Return the whole listing, line for line, without the pictures in it.

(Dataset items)
━━━━━━━━

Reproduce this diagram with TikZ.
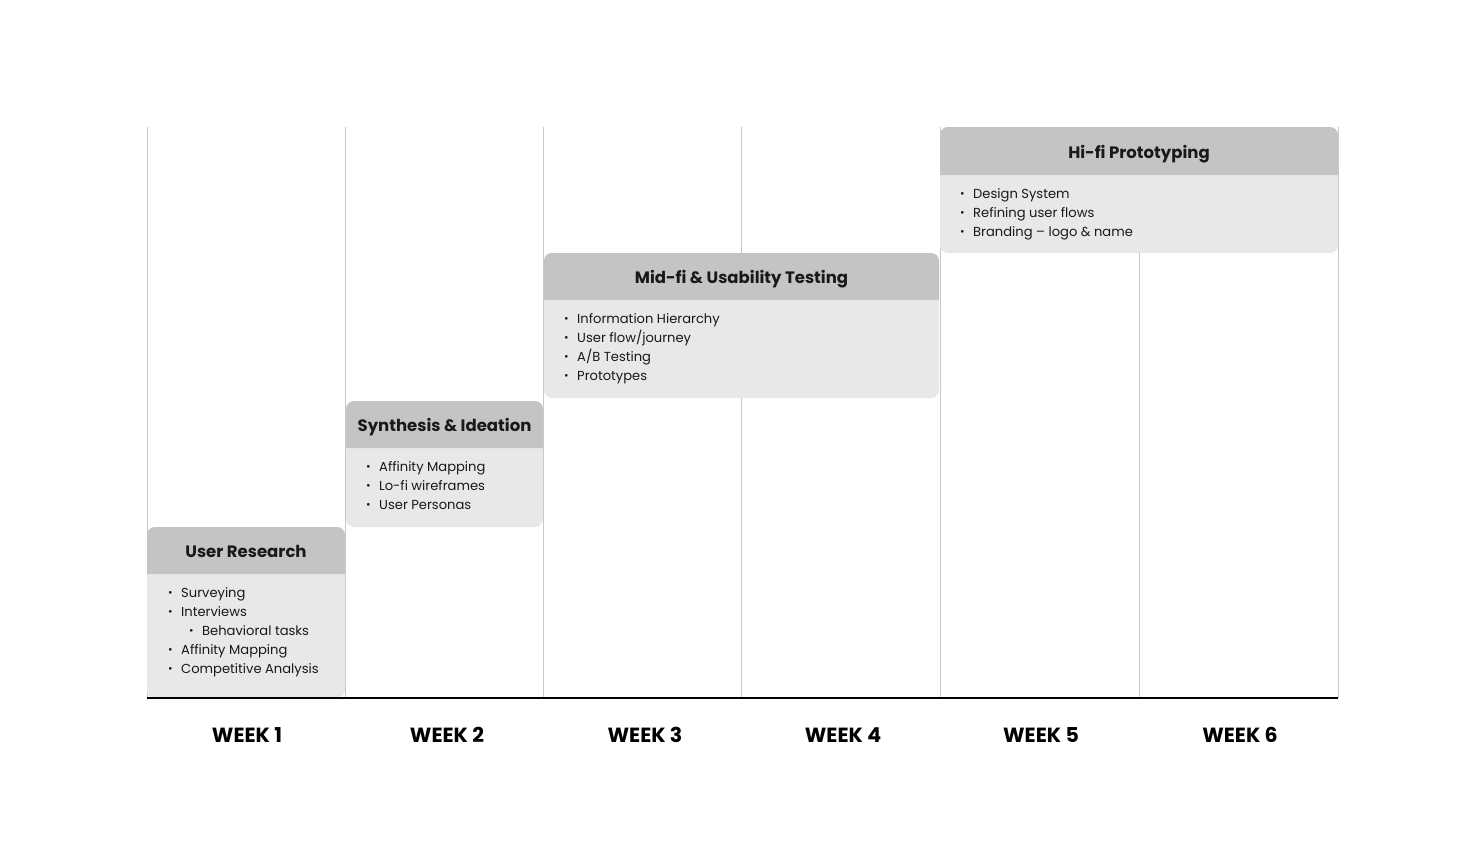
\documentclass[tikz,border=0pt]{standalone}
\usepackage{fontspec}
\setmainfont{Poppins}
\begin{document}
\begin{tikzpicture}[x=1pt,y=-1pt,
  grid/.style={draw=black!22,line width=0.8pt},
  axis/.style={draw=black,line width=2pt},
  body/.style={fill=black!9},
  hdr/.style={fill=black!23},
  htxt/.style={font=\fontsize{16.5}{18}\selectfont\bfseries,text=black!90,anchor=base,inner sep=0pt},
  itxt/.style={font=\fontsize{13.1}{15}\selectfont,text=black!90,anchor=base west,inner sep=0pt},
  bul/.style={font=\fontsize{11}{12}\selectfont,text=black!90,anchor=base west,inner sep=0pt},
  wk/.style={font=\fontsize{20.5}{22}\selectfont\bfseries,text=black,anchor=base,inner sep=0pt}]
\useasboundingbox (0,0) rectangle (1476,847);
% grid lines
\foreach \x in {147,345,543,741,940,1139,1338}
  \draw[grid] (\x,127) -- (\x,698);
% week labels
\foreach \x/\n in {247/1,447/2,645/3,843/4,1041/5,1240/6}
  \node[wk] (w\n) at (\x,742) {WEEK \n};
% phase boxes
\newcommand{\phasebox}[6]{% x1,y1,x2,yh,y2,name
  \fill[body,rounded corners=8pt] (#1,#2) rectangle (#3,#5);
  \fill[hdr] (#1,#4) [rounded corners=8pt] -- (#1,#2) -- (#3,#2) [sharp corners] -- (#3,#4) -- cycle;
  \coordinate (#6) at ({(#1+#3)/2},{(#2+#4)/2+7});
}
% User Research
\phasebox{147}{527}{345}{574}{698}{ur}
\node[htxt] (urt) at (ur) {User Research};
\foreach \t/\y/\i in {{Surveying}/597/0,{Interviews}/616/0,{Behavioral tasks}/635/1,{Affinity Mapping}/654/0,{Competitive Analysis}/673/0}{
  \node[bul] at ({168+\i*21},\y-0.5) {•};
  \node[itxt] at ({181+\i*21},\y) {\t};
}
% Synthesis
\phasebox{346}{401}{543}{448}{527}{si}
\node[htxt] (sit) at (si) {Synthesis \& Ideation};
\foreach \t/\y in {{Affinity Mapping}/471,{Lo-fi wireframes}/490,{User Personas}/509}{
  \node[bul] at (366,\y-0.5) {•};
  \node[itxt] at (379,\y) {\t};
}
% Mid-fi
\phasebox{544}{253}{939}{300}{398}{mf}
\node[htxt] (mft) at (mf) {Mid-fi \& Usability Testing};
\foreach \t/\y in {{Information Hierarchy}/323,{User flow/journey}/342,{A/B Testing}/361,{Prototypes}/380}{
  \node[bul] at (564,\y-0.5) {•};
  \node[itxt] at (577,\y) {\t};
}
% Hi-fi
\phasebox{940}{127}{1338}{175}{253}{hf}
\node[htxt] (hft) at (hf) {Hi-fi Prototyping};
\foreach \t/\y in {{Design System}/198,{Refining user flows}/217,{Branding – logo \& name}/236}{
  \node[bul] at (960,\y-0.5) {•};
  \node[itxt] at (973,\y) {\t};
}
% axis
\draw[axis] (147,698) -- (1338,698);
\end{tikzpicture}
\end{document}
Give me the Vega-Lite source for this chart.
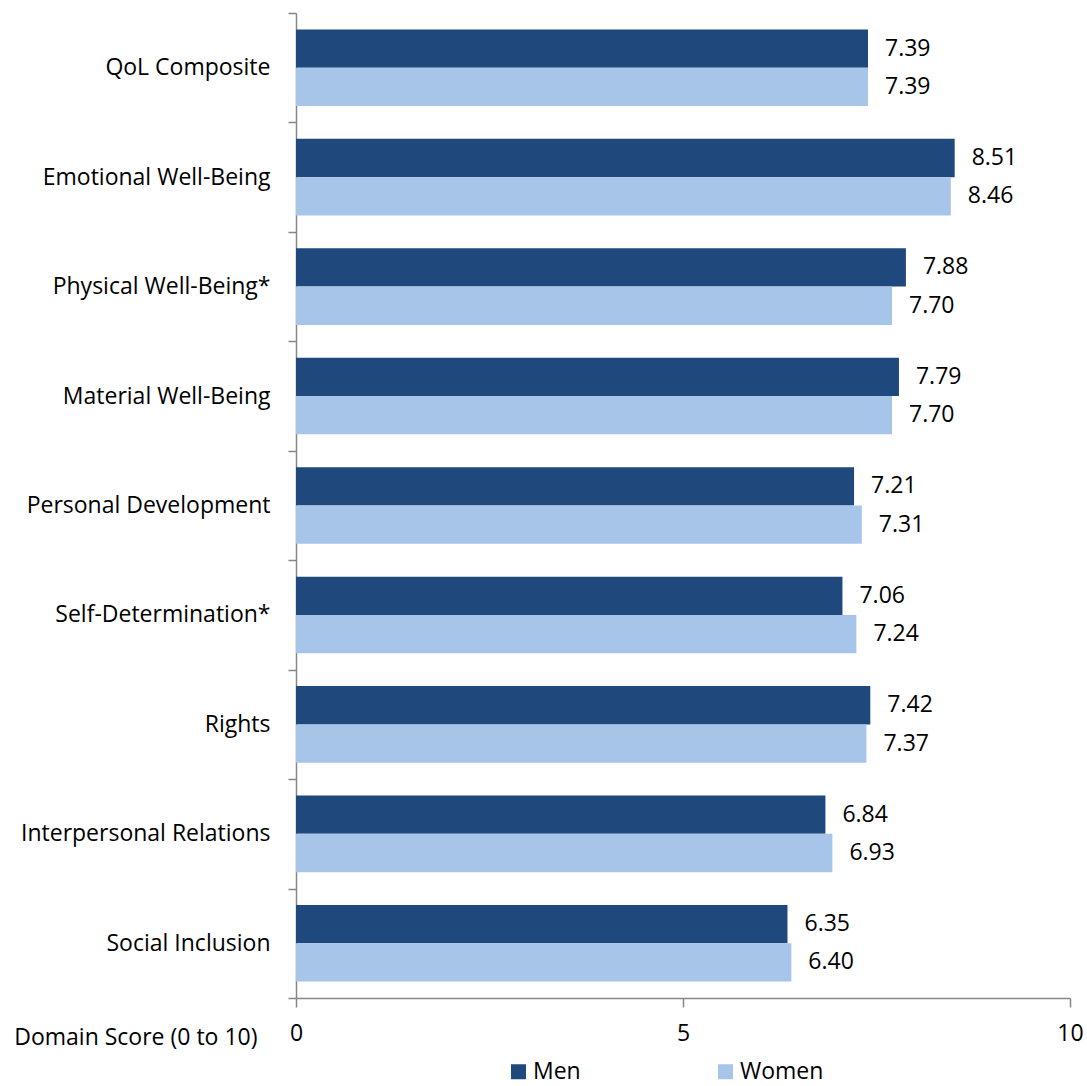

━━━━━━━━

* Reply *
Reproduce this diagram with TikZ.
\documentclass[tikz,border=0pt]{standalone}
\usepackage{fontspec}
\setmainfont{Poppins}
\begin{document}
\begin{tikzpicture}[x=1pt,y=-1pt,
  grid/.style={draw=black!22,line width=0.8pt},
  axis/.style={draw=black,line width=2pt},
  body/.style={fill=black!9},
  hdr/.style={fill=black!23},
  htxt/.style={font=\fontsize{16.5}{18}\selectfont\bfseries,text=black!90,anchor=base,inner sep=0pt},
  itxt/.style={font=\fontsize{13.1}{15}\selectfont,text=black!90,anchor=base west,inner sep=0pt},
  bul/.style={font=\fontsize{11}{12}\selectfont,text=black!90,anchor=base west,inner sep=0pt},
  wk/.style={font=\fontsize{20.5}{22}\selectfont\bfseries,text=black,anchor=base,inner sep=0pt}]
\useasboundingbox (0,0) rectangle (1476,847);
% grid lines
\foreach \x in {147,345,543,741,940,1139,1338}
  \draw[grid] (\x,127) -- (\x,698);
% week labels
\foreach \x/\n in {247/1,447/2,645/3,843/4,1041/5,1240/6}
  \node[wk] (w\n) at (\x,742) {WEEK \n};
% phase boxes
\newcommand{\phasebox}[6]{% x1,y1,x2,yh,y2,name
  \fill[body,rounded corners=8pt] (#1,#2) rectangle (#3,#5);
  \fill[hdr] (#1,#4) [rounded corners=8pt] -- (#1,#2) -- (#3,#2) [sharp corners] -- (#3,#4) -- cycle;
  \coordinate (#6) at ({(#1+#3)/2},{(#2+#4)/2+7});
}
% User Research
\phasebox{147}{527}{345}{574}{698}{ur}
\node[htxt] (urt) at (ur) {User Research};
\foreach \t/\y/\i in {{Surveying}/597/0,{Interviews}/616/0,{Behavioral tasks}/635/1,{Affinity Mapping}/654/0,{Competitive Analysis}/673/0}{
  \node[bul] at ({168+\i*21},\y-0.5) {•};
  \node[itxt] at ({181+\i*21},\y) {\t};
}
% Synthesis
\phasebox{346}{401}{543}{448}{527}{si}
\node[htxt] (sit) at (si) {Synthesis \& Ideation};
\foreach \t/\y in {{Affinity Mapping}/471,{Lo-fi wireframes}/490,{User Personas}/509}{
  \node[bul] at (366,\y-0.5) {•};
  \node[itxt] at (379,\y) {\t};
}
% Mid-fi
\phasebox{544}{253}{939}{300}{398}{mf}
\node[htxt] (mft) at (mf) {Mid-fi \& Usability Testing};
\foreach \t/\y in {{Information Hierarchy}/323,{User flow/journey}/342,{A/B Testing}/361,{Prototypes}/380}{
  \node[bul] at (564,\y-0.5) {•};
  \node[itxt] at (577,\y) {\t};
}
% Hi-fi
\phasebox{940}{127}{1338}{175}{253}{hf}
\node[htxt] (hft) at (hf) {Hi-fi Prototyping};
\foreach \t/\y in {{Design System}/198,{Refining user flows}/217,{Branding – logo \& name}/236}{
  \node[bul] at (960,\y-0.5) {•};
  \node[itxt] at (973,\y) {\t};
}
% axis
\draw[axis] (147,698) -- (1338,698);
\end{tikzpicture}
\end{document}
Give me the Vega-Lite source for this chart.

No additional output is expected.